If the live wire were to touch the case a huge current would flow through the earth wire. This would probably blow the fuse and break the circuit (see next section). However even if the fuse doesn't blow the current would still prefer to flow through a wire with low resistance than a human body with relatively higher resistance.

Thus the earth wire helps protect you if you touch the case of an appliance that is "live".

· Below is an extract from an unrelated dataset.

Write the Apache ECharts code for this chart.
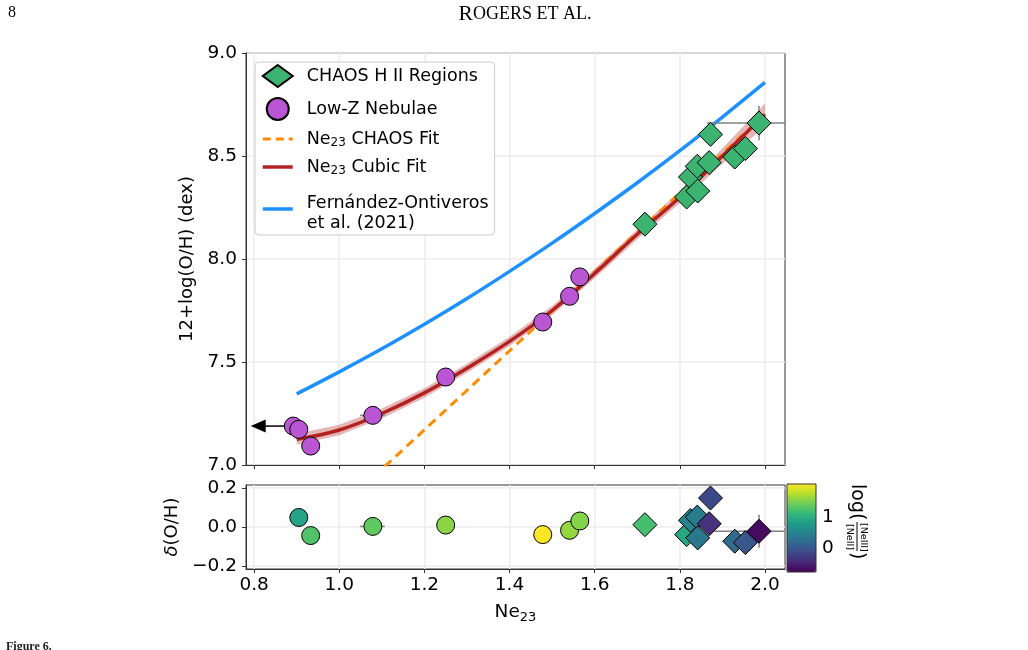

The earth pin on a plug is longer than the live and neutral pins. This ensures that the earth pin always connects with the socket first. All sockets have shutters which prevent access to the live contacts when there is no plug in the socket. On some sockets these shutters are operated by the earth pin pushing the shutter mechanism down to uncover the line and neutral socket contacts, on other sockets there is a mechanism which opens the shutters when the two live pins are inserted simultaneously, and on other sockets when all three pins are inserted simultaneously.

The fuse edit

A fuse is simply a very thin wire. The wire has quite a low melting point. As current flows through the wire it heats up. If too large a current flows, it melts, breaking the circuit. Fuses are used to protect the flexible lead between the plug and the appliance. If too large a current flows through a lead it may overheat or catch fire. Fuses are unlikely to act quickly enough to prevent human electrocution – their main purpose is to prevent fires due to large currents.

Fuses are rated according to how much current they can carry before melting. In plugs fuses are usually 3A (red), 5A (black), or 13A (brown). The correct fuse is the one that matches the current rating of the lead.

All plug fuses must comply to British Standard BS1362. The rating and "BS1362" should be explicitly marked on such fuses.

Q4) A table lamp usually carries a current of 0.5A. What fuse should be put in the plug: 3A, 5A, or 13A?

Q5) An iron usually carries a current of 5.2A. What fuse should be put in the plug: 3A, 5A, or 13A?

Q6) A kettle is protected by an earth wire and a 13A fuse. The line wire comes loose and touches the side of the kettle. The fuse blows. Explain why.

Q7) Explain why the fuse is always located on the line wire and not the neutral wire?

Q8) Describe and Explain what happens in the following scenarios:

  • The earth and live wire switch terminals on the plug
  • The live and neutral wire switch terminals on the plug
  • The neutral and earth wire switch terminals on the plug
  • When the earth wire is removed
Summary of this topic
The line wire is brown, and has A.C. voltage of 230 V

The neutral wire is blue and has A.C. voltage of approximately zero.
The earth wire is green and yellow and is a safety device designed to protect people from shocks.
The fuse is a device that melts and breaks the circuit when the current gets too high.
The case is made of plastic (an insulator) for safety.